EDITORIAL | Welcoming this war on drugs

Within days after the city introduced its new “9 1/2 Block Strategy” to combat illegal activity in the main downtown retail and business core, more than 100 people were arrested for selling various kinds of drugs.

This “concerted, multi-pronged approach,” as described to The Seattle Times by Scott Lindsay, the mayor’s special assistant on public safety, involves the participation of police; prosecutors at the federal, county and city levels; social service providers; Metro Transit; and newspaper vendors.

If the strategy continues to be successful, the city plans to use it in Pioneer Square, Capitol Hill and other neighborhoods where illegal activity has been increasing.

Though city officials have been working on this since January, downtown business owners, residents and commuters have been seeking some remedy to the situation for years. It was only because of their “complaining,” as Mayor Ed Murray called it in the Times, that the city finally coordinated efforts with other agencies.

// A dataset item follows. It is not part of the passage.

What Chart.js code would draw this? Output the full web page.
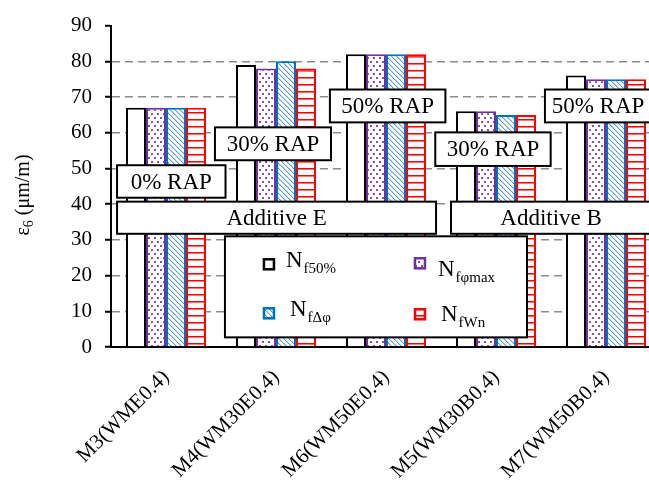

The Seattle Police Department is using a similar tactic in 55 specific neighborhoods, with “Micro-Community Policing Plans.” These target each area’s policing priorities, whether they are drugs, burglaries, assaults, bar noise or illegal parking.

It’s about time the city stopped its one-size-fits-all approach to solving crime in Seattle because that obviously hasn’t worked, based on the increasing number of crimes over the years. The “war” on drugs in downtown and other illegal activities in other parts of the city is just what Seattle needs to clean up its image for its visitors and its residents.